REQUEST:
Extract each line where the string "Write" shows up.

THE DATA:
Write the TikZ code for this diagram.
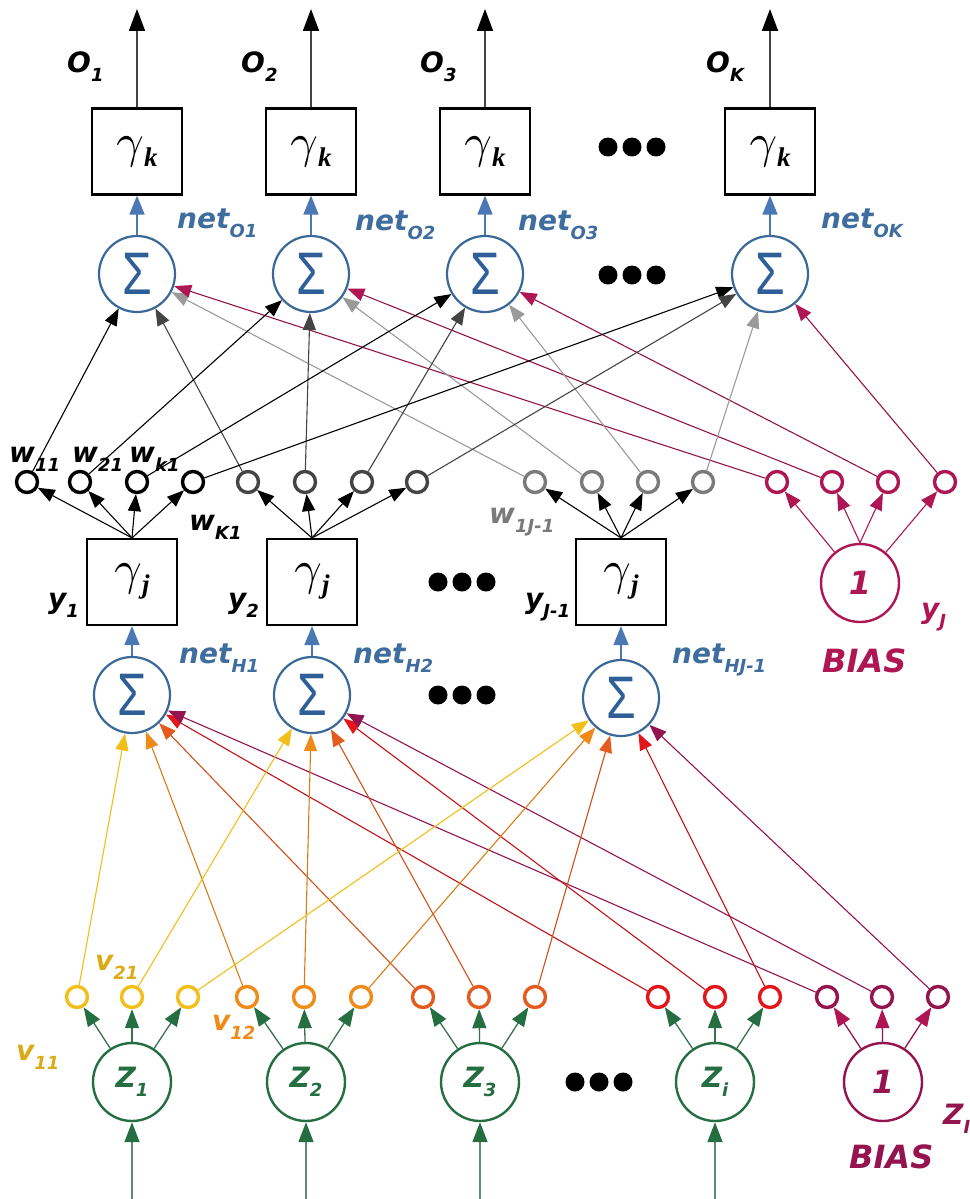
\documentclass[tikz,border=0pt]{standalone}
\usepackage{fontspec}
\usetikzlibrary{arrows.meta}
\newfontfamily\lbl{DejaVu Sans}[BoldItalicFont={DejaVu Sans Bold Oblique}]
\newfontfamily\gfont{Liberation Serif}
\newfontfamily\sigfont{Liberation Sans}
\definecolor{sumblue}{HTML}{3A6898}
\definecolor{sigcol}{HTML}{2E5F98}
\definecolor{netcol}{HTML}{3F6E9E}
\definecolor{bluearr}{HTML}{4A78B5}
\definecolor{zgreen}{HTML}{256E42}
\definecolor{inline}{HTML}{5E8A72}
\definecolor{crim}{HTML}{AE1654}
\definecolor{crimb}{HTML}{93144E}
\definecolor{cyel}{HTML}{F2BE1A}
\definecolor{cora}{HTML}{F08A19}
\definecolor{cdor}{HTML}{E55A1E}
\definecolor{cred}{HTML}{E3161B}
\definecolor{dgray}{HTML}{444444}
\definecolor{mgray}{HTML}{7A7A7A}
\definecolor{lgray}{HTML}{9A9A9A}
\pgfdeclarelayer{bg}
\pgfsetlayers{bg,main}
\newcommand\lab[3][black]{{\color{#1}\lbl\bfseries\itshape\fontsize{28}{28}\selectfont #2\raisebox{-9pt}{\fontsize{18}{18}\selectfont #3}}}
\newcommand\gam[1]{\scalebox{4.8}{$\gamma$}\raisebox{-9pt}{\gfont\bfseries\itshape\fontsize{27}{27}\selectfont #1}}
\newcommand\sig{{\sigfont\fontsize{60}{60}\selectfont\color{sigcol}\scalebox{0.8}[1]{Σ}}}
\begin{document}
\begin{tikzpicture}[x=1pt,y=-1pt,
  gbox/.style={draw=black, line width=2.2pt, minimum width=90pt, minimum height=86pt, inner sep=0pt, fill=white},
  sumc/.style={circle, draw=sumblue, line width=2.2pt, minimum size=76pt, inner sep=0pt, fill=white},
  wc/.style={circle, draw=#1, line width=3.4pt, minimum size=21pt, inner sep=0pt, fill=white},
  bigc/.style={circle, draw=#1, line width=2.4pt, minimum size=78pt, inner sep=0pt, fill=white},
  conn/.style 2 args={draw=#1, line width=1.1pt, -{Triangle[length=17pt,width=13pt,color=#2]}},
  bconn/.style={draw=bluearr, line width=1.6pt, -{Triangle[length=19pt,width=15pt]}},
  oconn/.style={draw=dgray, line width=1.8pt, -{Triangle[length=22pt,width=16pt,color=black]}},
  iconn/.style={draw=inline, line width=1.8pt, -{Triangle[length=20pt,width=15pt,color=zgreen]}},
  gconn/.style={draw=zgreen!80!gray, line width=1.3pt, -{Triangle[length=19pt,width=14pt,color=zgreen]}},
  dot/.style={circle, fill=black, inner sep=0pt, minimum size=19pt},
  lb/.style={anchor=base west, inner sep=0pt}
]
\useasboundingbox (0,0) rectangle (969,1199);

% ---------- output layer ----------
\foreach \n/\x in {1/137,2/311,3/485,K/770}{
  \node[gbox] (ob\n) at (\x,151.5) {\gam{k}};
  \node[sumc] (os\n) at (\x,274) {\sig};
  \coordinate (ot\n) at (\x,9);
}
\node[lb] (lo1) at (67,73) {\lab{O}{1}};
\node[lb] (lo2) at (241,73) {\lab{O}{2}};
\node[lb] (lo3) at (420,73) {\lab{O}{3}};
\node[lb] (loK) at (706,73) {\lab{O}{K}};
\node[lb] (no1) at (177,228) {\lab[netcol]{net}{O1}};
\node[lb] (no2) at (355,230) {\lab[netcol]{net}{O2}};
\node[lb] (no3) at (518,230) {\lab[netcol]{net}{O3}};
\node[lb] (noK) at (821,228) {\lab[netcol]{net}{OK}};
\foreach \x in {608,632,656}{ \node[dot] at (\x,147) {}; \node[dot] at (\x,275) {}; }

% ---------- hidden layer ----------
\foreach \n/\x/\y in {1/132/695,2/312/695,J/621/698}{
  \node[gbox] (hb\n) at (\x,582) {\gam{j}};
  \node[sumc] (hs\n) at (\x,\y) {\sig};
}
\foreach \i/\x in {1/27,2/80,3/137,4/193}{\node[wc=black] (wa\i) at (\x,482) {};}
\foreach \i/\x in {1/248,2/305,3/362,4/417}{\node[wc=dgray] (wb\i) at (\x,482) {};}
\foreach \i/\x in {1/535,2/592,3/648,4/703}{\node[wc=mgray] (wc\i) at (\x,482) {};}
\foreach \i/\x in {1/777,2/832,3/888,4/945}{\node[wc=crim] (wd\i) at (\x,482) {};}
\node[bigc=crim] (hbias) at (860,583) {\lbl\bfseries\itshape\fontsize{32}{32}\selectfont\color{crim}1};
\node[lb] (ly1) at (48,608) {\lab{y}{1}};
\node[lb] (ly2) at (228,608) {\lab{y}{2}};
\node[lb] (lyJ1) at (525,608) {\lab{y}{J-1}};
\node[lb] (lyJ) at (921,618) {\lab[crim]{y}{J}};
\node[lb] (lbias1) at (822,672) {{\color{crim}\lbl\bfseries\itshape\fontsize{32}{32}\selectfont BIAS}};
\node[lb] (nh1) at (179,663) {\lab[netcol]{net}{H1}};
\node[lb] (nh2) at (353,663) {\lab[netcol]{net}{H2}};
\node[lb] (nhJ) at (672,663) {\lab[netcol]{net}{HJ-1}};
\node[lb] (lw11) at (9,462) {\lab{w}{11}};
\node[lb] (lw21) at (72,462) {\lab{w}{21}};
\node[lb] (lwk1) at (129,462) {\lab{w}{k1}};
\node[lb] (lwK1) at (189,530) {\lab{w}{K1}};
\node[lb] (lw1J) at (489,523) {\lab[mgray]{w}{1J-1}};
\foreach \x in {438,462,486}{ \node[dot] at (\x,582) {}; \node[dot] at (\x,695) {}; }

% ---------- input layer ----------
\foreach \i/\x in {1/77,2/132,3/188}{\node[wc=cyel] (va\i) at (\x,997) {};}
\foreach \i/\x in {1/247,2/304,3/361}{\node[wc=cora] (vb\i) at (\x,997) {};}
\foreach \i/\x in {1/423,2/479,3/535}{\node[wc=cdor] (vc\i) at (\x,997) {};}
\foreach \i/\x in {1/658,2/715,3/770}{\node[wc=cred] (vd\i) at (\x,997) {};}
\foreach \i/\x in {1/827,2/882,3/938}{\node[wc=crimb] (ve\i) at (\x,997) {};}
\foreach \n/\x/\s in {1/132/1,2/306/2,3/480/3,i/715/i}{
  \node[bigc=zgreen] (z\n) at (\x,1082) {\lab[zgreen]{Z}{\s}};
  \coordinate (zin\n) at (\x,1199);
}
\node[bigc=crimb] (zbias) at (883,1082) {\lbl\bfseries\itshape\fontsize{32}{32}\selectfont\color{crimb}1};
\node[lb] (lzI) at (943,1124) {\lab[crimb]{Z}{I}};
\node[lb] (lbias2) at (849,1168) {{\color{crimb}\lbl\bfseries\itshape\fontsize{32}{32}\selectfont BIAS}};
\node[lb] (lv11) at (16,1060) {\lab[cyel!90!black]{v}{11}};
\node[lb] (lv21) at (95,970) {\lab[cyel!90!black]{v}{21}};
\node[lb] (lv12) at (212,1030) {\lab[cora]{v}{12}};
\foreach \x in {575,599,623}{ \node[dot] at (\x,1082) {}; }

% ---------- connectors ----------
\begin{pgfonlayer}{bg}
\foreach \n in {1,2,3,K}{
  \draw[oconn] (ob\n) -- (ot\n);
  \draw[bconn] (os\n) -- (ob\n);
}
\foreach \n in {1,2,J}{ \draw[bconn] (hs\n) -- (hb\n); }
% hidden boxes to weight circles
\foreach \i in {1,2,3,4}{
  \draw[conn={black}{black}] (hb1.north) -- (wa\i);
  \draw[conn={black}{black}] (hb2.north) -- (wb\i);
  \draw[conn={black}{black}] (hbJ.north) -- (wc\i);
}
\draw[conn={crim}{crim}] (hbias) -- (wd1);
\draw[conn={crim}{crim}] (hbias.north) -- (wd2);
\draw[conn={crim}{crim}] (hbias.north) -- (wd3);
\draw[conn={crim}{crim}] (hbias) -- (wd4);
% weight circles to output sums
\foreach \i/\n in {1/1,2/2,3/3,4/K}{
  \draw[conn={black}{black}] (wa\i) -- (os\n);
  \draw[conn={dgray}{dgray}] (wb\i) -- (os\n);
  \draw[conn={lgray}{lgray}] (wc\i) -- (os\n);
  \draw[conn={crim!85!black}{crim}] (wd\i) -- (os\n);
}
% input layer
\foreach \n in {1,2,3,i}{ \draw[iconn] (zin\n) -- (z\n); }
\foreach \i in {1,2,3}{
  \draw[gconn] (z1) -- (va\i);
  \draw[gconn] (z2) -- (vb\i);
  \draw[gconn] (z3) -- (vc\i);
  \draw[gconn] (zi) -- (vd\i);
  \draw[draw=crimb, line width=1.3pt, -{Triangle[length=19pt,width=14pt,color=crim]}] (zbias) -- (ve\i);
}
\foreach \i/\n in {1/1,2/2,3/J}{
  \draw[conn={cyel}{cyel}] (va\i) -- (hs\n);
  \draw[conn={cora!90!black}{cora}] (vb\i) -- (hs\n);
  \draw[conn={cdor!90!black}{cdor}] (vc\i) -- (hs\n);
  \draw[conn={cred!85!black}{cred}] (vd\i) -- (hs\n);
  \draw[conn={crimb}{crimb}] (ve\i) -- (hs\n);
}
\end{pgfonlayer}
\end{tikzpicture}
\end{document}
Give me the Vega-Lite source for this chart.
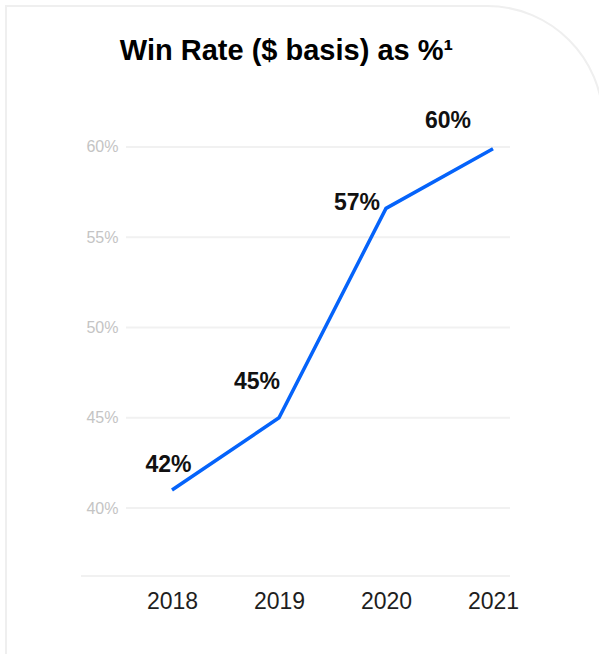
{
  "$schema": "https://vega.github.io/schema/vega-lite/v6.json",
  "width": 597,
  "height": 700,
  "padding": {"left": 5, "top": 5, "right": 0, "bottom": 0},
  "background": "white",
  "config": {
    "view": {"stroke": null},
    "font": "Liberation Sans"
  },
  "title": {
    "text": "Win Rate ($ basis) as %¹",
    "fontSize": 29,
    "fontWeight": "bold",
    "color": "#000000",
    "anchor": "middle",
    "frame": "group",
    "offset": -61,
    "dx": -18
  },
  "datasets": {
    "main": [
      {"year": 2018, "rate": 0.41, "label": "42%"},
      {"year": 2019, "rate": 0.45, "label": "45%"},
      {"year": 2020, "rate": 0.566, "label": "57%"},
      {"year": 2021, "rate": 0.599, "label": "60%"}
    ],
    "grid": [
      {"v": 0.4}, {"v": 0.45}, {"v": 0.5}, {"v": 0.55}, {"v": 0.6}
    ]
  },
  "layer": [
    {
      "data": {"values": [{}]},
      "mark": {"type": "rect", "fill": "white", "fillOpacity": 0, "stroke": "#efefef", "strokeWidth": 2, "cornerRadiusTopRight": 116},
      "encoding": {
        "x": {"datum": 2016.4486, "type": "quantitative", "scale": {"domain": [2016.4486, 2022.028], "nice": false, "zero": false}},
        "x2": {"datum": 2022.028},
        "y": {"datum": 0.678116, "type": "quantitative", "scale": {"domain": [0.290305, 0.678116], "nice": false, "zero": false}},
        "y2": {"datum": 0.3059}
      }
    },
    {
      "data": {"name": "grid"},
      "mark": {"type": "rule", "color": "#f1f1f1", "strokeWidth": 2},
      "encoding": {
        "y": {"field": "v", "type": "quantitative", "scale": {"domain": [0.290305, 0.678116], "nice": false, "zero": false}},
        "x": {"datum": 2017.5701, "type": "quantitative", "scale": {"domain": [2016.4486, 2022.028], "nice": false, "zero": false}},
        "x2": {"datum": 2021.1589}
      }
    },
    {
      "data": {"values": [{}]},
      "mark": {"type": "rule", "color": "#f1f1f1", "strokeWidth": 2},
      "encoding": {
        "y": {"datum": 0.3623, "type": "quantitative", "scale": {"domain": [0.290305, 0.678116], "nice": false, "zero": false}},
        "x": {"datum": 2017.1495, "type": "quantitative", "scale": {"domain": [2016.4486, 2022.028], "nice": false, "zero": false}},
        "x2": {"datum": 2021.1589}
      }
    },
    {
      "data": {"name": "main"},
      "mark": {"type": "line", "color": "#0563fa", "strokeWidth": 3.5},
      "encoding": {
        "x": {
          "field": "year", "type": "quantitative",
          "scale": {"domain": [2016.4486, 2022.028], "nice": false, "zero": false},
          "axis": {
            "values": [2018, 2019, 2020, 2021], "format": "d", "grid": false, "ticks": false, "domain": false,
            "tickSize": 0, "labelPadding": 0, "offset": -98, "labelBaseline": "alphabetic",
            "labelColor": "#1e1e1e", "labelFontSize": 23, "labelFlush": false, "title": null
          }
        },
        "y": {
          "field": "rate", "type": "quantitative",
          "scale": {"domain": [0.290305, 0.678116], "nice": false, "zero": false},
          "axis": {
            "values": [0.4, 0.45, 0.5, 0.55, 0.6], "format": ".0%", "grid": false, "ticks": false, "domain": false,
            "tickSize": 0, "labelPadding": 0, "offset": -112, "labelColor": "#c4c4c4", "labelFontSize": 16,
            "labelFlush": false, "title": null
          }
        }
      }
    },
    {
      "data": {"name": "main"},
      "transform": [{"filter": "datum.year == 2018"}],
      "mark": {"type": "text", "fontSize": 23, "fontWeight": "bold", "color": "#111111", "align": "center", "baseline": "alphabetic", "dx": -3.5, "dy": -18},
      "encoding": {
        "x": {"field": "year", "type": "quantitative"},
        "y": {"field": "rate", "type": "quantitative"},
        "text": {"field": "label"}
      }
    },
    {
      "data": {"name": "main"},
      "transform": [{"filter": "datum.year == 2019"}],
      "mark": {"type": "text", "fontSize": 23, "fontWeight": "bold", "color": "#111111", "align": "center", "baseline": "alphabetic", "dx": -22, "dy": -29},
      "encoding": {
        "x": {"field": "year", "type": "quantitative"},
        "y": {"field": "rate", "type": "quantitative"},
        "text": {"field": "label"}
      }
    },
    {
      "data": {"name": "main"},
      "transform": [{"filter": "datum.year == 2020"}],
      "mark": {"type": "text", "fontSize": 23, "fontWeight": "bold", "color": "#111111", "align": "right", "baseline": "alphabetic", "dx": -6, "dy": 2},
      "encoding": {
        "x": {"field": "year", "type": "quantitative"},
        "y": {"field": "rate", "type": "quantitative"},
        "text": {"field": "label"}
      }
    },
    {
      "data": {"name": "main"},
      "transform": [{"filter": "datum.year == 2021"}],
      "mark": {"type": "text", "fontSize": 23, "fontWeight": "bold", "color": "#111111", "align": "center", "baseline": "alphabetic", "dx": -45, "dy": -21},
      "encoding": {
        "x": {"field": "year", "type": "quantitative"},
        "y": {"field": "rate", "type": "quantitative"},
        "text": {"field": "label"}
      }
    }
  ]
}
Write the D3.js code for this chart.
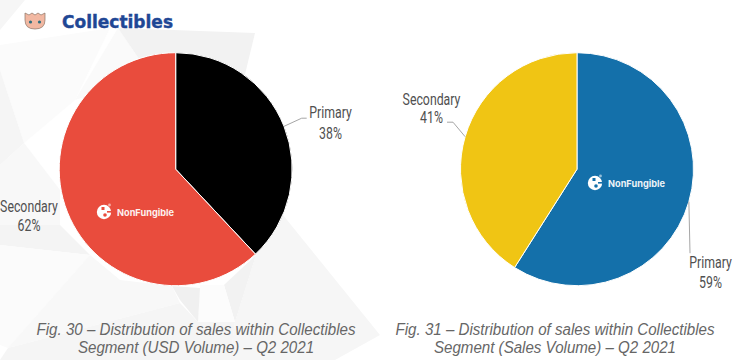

SOLUTION TO THE PROBLEM:
Write the TikZ code for this diagram.
Write the D3.js code for this chart.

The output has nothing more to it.